Supplied information.
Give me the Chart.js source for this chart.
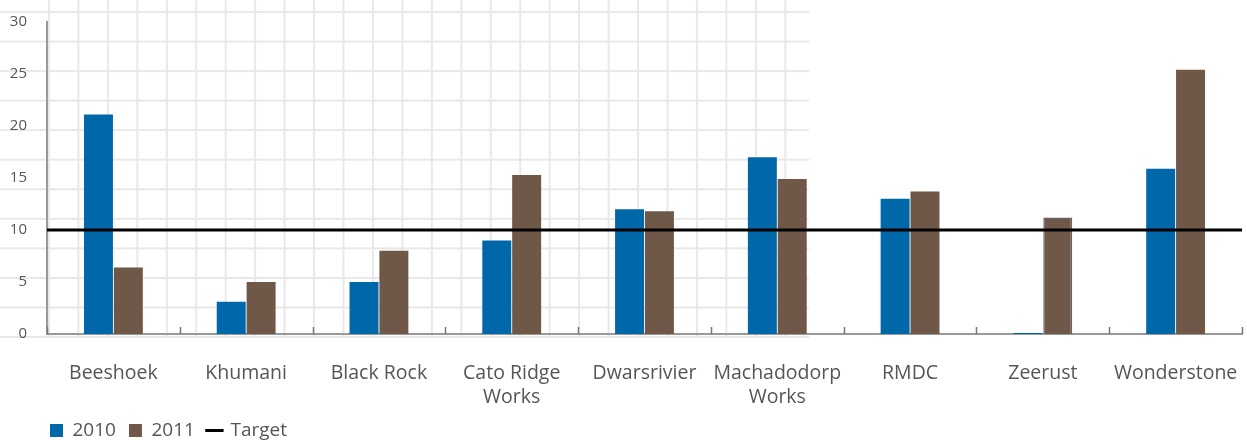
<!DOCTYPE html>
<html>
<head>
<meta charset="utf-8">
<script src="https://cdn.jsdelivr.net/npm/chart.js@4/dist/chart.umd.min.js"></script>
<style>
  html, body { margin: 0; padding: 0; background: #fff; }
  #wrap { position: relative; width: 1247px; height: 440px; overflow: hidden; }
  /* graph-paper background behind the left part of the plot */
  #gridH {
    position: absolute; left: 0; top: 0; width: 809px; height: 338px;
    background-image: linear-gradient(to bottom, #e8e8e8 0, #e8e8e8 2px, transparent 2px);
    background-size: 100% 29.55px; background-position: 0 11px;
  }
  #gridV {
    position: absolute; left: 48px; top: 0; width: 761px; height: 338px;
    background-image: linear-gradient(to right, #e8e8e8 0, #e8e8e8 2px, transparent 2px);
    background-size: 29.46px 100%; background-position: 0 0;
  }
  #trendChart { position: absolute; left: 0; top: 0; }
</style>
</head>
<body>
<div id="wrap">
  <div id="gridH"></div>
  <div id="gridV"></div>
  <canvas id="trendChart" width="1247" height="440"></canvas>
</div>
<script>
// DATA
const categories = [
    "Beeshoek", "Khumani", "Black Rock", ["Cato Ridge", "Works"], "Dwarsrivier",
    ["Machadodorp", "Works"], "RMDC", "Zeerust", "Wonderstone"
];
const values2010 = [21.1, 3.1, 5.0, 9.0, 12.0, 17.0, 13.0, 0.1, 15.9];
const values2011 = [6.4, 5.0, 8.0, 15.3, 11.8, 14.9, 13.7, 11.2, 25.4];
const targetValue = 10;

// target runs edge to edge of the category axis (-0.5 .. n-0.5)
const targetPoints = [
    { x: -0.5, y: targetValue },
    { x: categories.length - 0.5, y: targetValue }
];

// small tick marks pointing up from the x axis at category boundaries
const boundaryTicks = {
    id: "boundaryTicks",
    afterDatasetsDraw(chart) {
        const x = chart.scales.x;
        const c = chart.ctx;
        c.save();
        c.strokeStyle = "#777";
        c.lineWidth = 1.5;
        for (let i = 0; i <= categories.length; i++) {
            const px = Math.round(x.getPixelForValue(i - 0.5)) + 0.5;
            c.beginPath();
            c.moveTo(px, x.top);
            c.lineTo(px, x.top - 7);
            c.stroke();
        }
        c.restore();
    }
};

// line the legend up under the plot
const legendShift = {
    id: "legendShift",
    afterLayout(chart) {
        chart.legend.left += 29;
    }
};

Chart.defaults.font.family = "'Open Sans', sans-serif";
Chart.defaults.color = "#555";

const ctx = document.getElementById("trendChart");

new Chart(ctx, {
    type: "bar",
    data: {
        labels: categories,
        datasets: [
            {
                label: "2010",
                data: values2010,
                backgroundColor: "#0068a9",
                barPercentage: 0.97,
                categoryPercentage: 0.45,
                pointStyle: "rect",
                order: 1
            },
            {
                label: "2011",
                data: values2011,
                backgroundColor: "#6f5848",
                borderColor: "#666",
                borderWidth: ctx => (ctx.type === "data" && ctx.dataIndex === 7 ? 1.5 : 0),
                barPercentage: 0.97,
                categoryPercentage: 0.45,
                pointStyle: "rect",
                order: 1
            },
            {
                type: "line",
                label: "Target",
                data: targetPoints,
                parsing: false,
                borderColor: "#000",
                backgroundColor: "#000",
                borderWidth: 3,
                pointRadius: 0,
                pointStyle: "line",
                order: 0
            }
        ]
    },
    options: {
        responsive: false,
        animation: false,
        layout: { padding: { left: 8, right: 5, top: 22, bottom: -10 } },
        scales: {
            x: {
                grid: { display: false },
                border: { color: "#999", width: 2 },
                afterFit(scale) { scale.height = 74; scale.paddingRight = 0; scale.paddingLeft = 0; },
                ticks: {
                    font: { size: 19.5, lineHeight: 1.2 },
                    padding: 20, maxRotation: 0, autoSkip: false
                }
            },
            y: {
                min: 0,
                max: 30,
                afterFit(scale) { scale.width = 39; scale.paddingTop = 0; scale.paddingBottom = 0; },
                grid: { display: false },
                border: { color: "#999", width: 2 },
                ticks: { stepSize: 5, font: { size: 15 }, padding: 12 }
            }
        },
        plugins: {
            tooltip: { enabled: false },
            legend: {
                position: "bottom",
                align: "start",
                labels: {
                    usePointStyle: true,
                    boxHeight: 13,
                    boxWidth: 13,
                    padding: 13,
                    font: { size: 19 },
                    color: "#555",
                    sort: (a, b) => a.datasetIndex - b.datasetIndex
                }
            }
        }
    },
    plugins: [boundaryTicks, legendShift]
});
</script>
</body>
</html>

The request.
Copy the material above exactly and drop the pictures.

Worked answer.
Give me the Chart.js source for this chart.
<!DOCTYPE html>
<html>
<head>
<meta charset="utf-8">
<script src="https://cdn.jsdelivr.net/npm/chart.js@4/dist/chart.umd.min.js"></script>
<style>
  html, body { margin: 0; padding: 0; background: #fff; }
  #wrap { position: relative; width: 1247px; height: 440px; overflow: hidden; }
  /* graph-paper background behind the left part of the plot */
  #gridH {
    position: absolute; left: 0; top: 0; width: 809px; height: 338px;
    background-image: linear-gradient(to bottom, #e8e8e8 0, #e8e8e8 2px, transparent 2px);
    background-size: 100% 29.55px; background-position: 0 11px;
  }
  #gridV {
    position: absolute; left: 48px; top: 0; width: 761px; height: 338px;
    background-image: linear-gradient(to right, #e8e8e8 0, #e8e8e8 2px, transparent 2px);
    background-size: 29.46px 100%; background-position: 0 0;
  }
  #trendChart { position: absolute; left: 0; top: 0; }
</style>
</head>
<body>
<div id="wrap">
  <div id="gridH"></div>
  <div id="gridV"></div>
  <canvas id="trendChart" width="1247" height="440"></canvas>
</div>
<script>
// DATA
const categories = [
    "Beeshoek", "Khumani", "Black Rock", ["Cato Ridge", "Works"], "Dwarsrivier",
    ["Machadodorp", "Works"], "RMDC", "Zeerust", "Wonderstone"
];
const values2010 = [21.1, 3.1, 5.0, 9.0, 12.0, 17.0, 13.0, 0.1, 15.9];
const values2011 = [6.4, 5.0, 8.0, 15.3, 11.8, 14.9, 13.7, 11.2, 25.4];
const targetValue = 10;

// target runs edge to edge of the category axis (-0.5 .. n-0.5)
const targetPoints = [
    { x: -0.5, y: targetValue },
    { x: categories.length - 0.5, y: targetValue }
];

// small tick marks pointing up from the x axis at category boundaries
const boundaryTicks = {
    id: "boundaryTicks",
    afterDatasetsDraw(chart) {
        const x = chart.scales.x;
        const c = chart.ctx;
        c.save();
        c.strokeStyle = "#777";
        c.lineWidth = 1.5;
        for (let i = 0; i <= categories.length; i++) {
            const px = Math.round(x.getPixelForValue(i - 0.5)) + 0.5;
            c.beginPath();
            c.moveTo(px, x.top);
            c.lineTo(px, x.top - 7);
            c.stroke();
        }
        c.restore();
    }
};

// line the legend up under the plot
const legendShift = {
    id: "legendShift",
    afterLayout(chart) {
        chart.legend.left += 29;
    }
};

Chart.defaults.font.family = "'Open Sans', sans-serif";
Chart.defaults.color = "#555";

const ctx = document.getElementById("trendChart");

new Chart(ctx, {
    type: "bar",
    data: {
        labels: categories,
        datasets: [
            {
                label: "2010",
                data: values2010,
                backgroundColor: "#0068a9",
                barPercentage: 0.97,
                categoryPercentage: 0.45,
                pointStyle: "rect",
                order: 1
            },
            {
                label: "2011",
                data: values2011,
                backgroundColor: "#6f5848",
                borderColor: "#666",
                borderWidth: ctx => (ctx.type === "data" && ctx.dataIndex === 7 ? 1.5 : 0),
                barPercentage: 0.97,
                categoryPercentage: 0.45,
                pointStyle: "rect",
                order: 1
            },
            {
                type: "line",
                label: "Target",
                data: targetPoints,
                parsing: false,
                borderColor: "#000",
                backgroundColor: "#000",
                borderWidth: 3,
                pointRadius: 0,
                pointStyle: "line",
                order: 0
            }
        ]
    },
    options: {
        responsive: false,
        animation: false,
        layout: { padding: { left: 8, right: 5, top: 22, bottom: -10 } },
        scales: {
            x: {
                grid: { display: false },
                border: { color: "#999", width: 2 },
                afterFit(scale) { scale.height = 74; scale.paddingRight = 0; scale.paddingLeft = 0; },
                ticks: {
                    font: { size: 19.5, lineHeight: 1.2 },
                    padding: 20, maxRotation: 0, autoSkip: false
                }
            },
            y: {
                min: 0,
                max: 30,
                afterFit(scale) { scale.width = 39; scale.paddingTop = 0; scale.paddingBottom = 0; },
                grid: { display: false },
                border: { color: "#999", width: 2 },
                ticks: { stepSize: 5, font: { size: 15 }, padding: 12 }
            }
        },
        plugins: {
            tooltip: { enabled: false },
            legend: {
                position: "bottom",
                align: "start",
                labels: {
                    usePointStyle: true,
                    boxHeight: 13,
                    boxWidth: 13,
                    padding: 13,
                    font: { size: 19 },
                    color: "#555",
                    sort: (a, b) => a.datasetIndex - b.datasetIndex
                }
            }
        }
    },
    plugins: [boundaryTicks, legendShift]
});
</script>
</body>
</html>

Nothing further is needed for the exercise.